None of us saw a deer on our hunts, but we really did not care as we had four more hunts to hopefully bag a buck or a doe.

As we have done for the last eleven years at camp, the boys and I had a quiet night.

Listening to the radio, cooking a good meal and relaxing by the woodstove.

Sunday, Nov. 16

High 29, Low 17

The boys and I were up by 4:45 this morning with Travis and I making the long walk and Joey doing a simple 300-yard sprint to a white pine where a few deer have met their fate.

It was cold in my tree and I froze my behind off, probably like thousands of other hunters did on the last weekend of Wisconsin’s early bow season.

I made a decision that I could get cold and hunt a lot closer to camp the rest of the trip, as once again I did not see a deer, and neither did the boys.

On the walk back to my truck, Travis and I had fresh wolf tracks in our tracks.

I have no problem with wolf, they are a sign of successful biodiversity. If you get the home range of a pack where you deer hunt there will be less deer. A common myth is that all of the deer have been consumed. That is not true, though the gray wolf certainly feeds on whitetail deer, what actually happens is the deer move to the outside of the packs home range.

What I do support is management of the wolf pack by hunting and trapping, just like we do with turkey and deer.

This afternoon our hunts were a little more successful. I climbed up in a white pine about a mile walk from camp and wore chest waders to get to it.
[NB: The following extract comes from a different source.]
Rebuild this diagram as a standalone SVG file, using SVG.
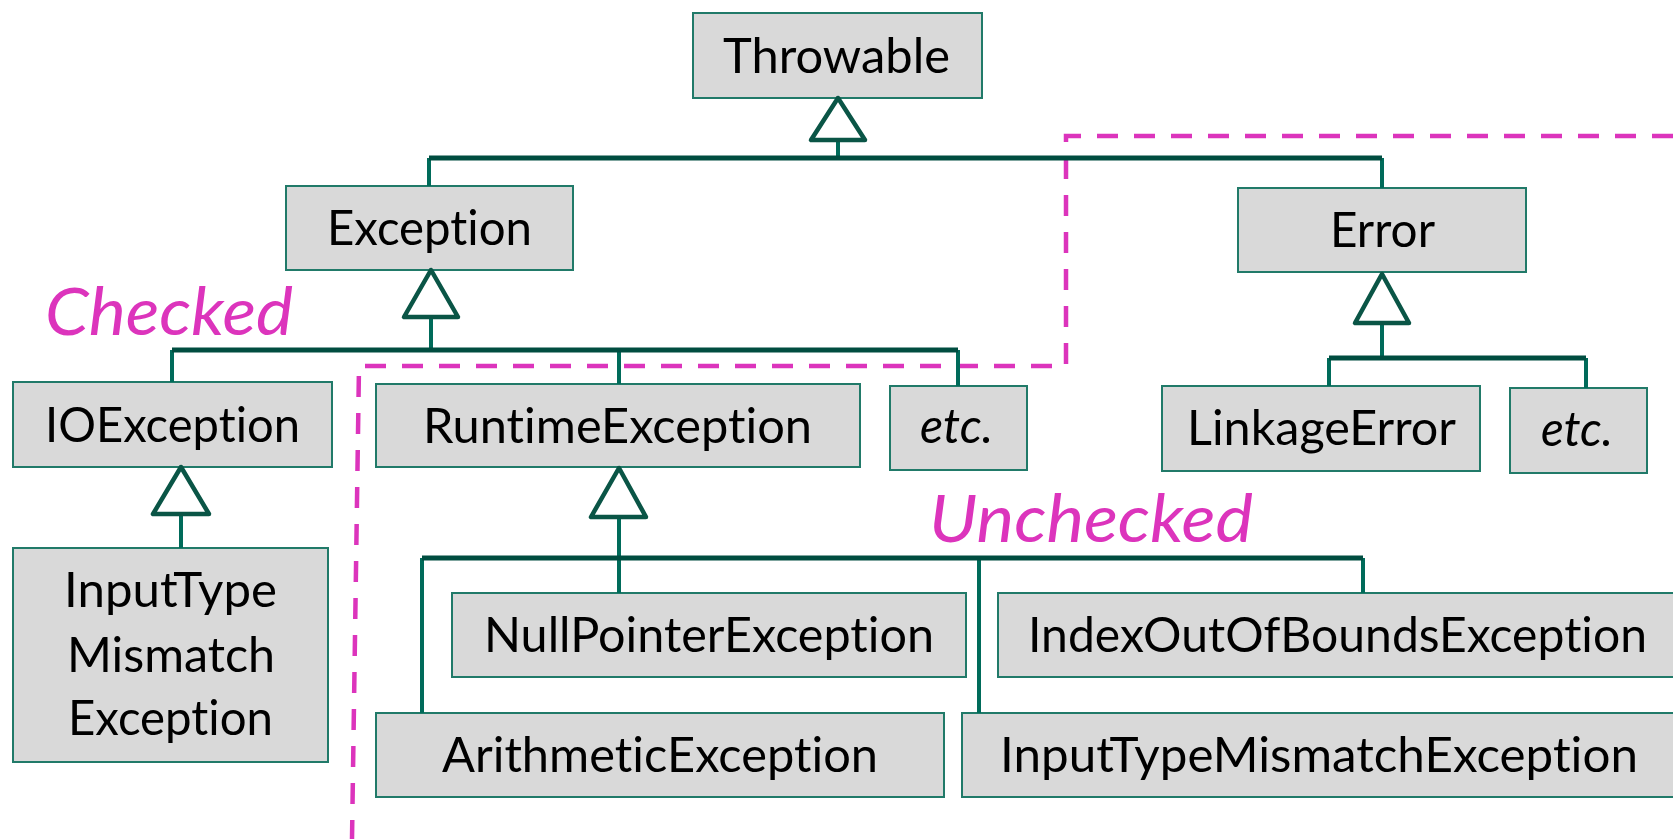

Within minutes of getting in the tree, I saw what I believe was a three-year-old buck with a beautiful pear-shaped rack.

A shot was not made available but my hunt was definitely a success. So far after ten hunts in this area. I have seen five deer, three of which were three-year-old bucks, a doe and a fawn. After six hunts, Travis has seen one doe and Joey has seen about seven deer after nine hunts.

A positive result of wolf in the area is that you often have larger deer, because the same amount of food has to be shared by less deer.

On Joey’s hunt tonight, he passed up a spike buck that was in range for almost a half an hour. That’s pretty good for a 15-year-old kid that has yet to tag a buck with a bow and arrow.

Joey has shot two doe with his bow and is having an excellent overall hunting season, which is a good thing, because these days Joey has three things that start his motor, hunting, fishing and spending time with his girlfriend.

My dad, the late Robert Walters started taking me to this piece of paradise 37 years ago and I have given the kids the opportunity to enjoy it as well.

The Meadow Valley Wildlife Area is the true definition of fair chase hunting. No fences, no bait, hardly any roads and a predator called the eastern timber wolf that always has the local whitetail deer population watching their backside.

Live large. It keeps the blood flowing!